What you should do: Repeat everything from the first line of the listing below through the line that contains "const volumeTicks = [100, 200, 300, 400];", exactly. Leave out pictures.

Data lines:
———

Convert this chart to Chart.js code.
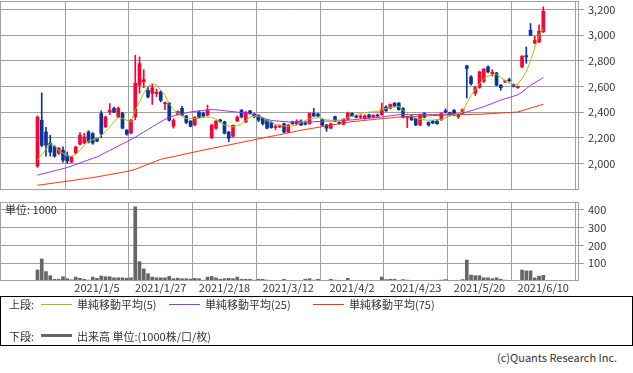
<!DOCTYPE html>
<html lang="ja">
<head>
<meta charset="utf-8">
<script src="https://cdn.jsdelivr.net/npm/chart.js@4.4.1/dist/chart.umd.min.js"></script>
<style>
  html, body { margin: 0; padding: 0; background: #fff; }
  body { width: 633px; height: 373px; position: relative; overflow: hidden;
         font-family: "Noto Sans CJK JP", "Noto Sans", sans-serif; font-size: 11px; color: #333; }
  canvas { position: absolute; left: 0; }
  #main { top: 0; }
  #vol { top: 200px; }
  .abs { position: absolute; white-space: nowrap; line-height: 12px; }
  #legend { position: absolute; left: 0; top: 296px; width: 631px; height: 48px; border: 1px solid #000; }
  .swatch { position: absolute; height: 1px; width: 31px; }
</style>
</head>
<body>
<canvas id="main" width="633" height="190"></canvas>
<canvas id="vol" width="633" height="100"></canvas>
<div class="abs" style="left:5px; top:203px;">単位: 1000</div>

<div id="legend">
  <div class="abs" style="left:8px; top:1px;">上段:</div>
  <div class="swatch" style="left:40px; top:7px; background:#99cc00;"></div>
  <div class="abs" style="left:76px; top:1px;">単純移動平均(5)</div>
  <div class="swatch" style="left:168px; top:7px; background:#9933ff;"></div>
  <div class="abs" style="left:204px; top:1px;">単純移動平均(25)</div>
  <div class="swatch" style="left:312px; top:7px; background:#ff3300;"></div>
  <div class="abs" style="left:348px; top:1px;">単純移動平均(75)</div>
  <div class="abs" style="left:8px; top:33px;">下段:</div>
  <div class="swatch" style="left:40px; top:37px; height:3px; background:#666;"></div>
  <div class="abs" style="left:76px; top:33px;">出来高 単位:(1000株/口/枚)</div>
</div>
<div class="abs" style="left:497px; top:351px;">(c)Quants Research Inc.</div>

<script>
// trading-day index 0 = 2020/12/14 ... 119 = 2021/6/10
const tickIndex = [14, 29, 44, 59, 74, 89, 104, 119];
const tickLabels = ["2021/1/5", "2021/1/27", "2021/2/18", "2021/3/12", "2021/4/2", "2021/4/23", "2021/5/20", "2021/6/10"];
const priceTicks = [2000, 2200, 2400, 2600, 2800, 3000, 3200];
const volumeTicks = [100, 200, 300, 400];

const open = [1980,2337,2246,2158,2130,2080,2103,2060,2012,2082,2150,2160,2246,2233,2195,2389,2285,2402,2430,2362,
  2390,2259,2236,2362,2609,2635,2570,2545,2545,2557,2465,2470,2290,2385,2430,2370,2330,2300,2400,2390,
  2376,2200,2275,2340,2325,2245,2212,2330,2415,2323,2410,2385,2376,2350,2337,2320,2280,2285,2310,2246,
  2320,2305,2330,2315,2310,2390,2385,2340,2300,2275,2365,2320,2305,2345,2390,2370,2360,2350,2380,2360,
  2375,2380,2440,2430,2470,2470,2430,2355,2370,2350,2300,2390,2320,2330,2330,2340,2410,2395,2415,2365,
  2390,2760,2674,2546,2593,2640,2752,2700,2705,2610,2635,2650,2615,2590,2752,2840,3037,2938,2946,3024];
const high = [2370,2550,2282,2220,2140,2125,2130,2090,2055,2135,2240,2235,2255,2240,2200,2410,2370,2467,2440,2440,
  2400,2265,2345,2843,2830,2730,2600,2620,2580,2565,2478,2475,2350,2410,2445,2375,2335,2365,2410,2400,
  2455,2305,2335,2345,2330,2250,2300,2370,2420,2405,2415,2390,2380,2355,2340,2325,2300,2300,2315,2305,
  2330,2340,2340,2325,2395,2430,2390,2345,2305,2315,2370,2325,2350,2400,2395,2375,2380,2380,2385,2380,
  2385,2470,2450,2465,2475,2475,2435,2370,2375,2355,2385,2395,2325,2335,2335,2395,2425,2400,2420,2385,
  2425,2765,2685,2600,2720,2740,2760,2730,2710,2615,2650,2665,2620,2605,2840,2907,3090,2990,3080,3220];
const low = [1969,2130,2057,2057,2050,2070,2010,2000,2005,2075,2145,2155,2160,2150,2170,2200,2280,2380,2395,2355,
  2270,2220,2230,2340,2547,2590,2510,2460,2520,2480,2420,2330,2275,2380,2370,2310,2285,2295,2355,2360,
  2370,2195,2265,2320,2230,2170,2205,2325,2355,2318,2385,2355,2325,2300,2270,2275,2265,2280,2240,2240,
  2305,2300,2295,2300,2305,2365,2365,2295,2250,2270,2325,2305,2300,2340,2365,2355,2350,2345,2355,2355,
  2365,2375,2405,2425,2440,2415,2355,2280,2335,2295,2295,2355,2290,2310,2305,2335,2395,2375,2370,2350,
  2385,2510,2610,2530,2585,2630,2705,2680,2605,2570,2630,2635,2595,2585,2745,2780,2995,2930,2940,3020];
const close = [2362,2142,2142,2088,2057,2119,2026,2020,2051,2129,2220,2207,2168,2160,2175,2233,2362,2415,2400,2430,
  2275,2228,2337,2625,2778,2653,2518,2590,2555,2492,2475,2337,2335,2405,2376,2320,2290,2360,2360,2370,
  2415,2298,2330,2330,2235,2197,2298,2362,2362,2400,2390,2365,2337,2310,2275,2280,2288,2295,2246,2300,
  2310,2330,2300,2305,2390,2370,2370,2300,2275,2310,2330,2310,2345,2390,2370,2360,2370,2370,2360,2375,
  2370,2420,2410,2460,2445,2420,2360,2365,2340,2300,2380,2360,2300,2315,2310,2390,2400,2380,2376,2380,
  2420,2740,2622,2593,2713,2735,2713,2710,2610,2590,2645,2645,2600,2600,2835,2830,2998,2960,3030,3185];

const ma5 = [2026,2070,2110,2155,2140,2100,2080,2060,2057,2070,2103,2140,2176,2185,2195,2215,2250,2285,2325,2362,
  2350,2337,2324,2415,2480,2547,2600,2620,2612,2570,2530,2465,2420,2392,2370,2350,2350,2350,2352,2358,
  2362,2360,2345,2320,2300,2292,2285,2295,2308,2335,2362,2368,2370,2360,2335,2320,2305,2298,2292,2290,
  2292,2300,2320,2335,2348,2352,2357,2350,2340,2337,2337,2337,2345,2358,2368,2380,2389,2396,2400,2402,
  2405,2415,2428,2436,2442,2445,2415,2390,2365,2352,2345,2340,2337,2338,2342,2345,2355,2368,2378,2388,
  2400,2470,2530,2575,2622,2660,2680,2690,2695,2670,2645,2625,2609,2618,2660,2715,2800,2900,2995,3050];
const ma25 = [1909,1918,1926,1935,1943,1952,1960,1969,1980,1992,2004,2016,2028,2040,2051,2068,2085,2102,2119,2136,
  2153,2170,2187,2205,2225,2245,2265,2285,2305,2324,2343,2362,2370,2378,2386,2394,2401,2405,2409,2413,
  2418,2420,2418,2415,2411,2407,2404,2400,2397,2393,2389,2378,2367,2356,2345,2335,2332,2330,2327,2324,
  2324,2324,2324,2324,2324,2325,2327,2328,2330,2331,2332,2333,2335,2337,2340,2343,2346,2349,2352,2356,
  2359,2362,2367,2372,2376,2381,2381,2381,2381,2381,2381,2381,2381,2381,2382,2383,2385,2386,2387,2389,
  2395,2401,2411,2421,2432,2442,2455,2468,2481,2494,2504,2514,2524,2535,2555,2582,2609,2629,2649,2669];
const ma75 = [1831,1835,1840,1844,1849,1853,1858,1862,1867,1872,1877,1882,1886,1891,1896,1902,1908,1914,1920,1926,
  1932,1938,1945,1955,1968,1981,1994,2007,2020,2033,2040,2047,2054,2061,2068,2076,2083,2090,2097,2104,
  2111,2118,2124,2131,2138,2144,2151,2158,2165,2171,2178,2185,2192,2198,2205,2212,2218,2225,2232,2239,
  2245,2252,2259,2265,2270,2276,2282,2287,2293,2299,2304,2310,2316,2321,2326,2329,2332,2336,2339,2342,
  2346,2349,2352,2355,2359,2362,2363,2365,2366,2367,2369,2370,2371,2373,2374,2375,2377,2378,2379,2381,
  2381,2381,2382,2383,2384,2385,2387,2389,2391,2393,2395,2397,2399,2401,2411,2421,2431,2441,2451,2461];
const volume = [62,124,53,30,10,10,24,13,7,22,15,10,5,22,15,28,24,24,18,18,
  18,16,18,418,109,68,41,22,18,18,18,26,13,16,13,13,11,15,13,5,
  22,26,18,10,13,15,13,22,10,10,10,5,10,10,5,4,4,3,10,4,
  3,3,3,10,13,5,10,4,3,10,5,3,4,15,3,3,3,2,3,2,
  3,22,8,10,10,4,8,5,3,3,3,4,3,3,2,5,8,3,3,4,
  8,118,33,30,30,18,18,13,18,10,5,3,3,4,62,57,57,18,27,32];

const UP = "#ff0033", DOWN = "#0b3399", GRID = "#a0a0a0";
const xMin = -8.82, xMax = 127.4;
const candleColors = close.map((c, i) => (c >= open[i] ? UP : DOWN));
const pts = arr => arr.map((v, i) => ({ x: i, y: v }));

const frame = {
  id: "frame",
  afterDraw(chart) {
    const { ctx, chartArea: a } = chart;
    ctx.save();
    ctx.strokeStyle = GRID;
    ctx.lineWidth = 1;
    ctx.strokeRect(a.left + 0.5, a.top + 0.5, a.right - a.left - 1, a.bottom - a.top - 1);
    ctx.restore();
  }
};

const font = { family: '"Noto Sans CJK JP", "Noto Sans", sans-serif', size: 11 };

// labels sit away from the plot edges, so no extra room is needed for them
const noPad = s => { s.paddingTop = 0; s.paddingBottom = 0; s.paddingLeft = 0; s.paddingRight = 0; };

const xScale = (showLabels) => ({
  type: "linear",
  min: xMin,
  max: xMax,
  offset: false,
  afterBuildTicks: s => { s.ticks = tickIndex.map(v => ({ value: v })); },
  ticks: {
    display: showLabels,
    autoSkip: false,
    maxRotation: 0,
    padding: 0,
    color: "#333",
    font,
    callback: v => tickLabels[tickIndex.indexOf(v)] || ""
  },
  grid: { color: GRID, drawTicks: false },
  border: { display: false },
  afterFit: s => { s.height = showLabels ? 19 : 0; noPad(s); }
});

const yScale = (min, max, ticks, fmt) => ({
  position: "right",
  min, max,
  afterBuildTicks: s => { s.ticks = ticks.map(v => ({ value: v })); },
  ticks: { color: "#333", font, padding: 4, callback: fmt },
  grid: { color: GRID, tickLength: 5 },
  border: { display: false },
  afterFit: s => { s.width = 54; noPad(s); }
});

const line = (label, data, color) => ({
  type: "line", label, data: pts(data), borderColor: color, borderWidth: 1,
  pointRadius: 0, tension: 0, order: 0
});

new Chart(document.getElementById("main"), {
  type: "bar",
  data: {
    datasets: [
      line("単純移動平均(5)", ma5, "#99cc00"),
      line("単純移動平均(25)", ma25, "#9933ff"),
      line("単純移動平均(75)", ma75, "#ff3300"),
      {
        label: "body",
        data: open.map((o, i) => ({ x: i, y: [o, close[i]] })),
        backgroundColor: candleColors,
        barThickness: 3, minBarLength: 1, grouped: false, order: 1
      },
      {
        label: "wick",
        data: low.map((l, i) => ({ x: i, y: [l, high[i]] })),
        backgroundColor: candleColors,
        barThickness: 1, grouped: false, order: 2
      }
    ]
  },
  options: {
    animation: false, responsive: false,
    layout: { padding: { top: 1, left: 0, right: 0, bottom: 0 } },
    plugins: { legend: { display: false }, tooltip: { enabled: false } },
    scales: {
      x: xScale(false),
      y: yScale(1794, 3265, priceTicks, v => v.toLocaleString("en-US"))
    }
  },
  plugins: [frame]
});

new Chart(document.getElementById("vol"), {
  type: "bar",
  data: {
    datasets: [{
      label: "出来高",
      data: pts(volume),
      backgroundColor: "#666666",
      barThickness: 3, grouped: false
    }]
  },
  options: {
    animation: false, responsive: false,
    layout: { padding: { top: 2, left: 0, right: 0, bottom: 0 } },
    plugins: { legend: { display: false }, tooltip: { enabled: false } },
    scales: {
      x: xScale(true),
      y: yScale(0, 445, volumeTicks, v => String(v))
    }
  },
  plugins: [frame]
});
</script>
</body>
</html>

———

Exercise output:
Convert this chart to Chart.js code.
<!DOCTYPE html>
<html lang="ja">
<head>
<meta charset="utf-8">
<script src="https://cdn.jsdelivr.net/npm/chart.js@4.4.1/dist/chart.umd.min.js"></script>
<style>
  html, body { margin: 0; padding: 0; background: #fff; }
  body { width: 633px; height: 373px; position: relative; overflow: hidden;
         font-family: "Noto Sans CJK JP", "Noto Sans", sans-serif; font-size: 11px; color: #333; }
  canvas { position: absolute; left: 0; }
  #main { top: 0; }
  #vol { top: 200px; }
  .abs { position: absolute; white-space: nowrap; line-height: 12px; }
  #legend { position: absolute; left: 0; top: 296px; width: 631px; height: 48px; border: 1px solid #000; }
  .swatch { position: absolute; height: 1px; width: 31px; }
</style>
</head>
<body>
<canvas id="main" width="633" height="190"></canvas>
<canvas id="vol" width="633" height="100"></canvas>
<div class="abs" style="left:5px; top:203px;">単位: 1000</div>

<div id="legend">
  <div class="abs" style="left:8px; top:1px;">上段:</div>
  <div class="swatch" style="left:40px; top:7px; background:#99cc00;"></div>
  <div class="abs" style="left:76px; top:1px;">単純移動平均(5)</div>
  <div class="swatch" style="left:168px; top:7px; background:#9933ff;"></div>
  <div class="abs" style="left:204px; top:1px;">単純移動平均(25)</div>
  <div class="swatch" style="left:312px; top:7px; background:#ff3300;"></div>
  <div class="abs" style="left:348px; top:1px;">単純移動平均(75)</div>
  <div class="abs" style="left:8px; top:33px;">下段:</div>
  <div class="swatch" style="left:40px; top:37px; height:3px; background:#666;"></div>
  <div class="abs" style="left:76px; top:33px;">出来高 単位:(1000株/口/枚)</div>
</div>
<div class="abs" style="left:497px; top:351px;">(c)Quants Research Inc.</div>

<script>
// trading-day index 0 = 2020/12/14 ... 119 = 2021/6/10
const tickIndex = [14, 29, 44, 59, 74, 89, 104, 119];
const tickLabels = ["2021/1/5", "2021/1/27", "2021/2/18", "2021/3/12", "2021/4/2", "2021/4/23", "2021/5/20", "2021/6/10"];
const priceTicks = [2000, 2200, 2400, 2600, 2800, 3000, 3200];
const volumeTicks = [100, 200, 300, 400];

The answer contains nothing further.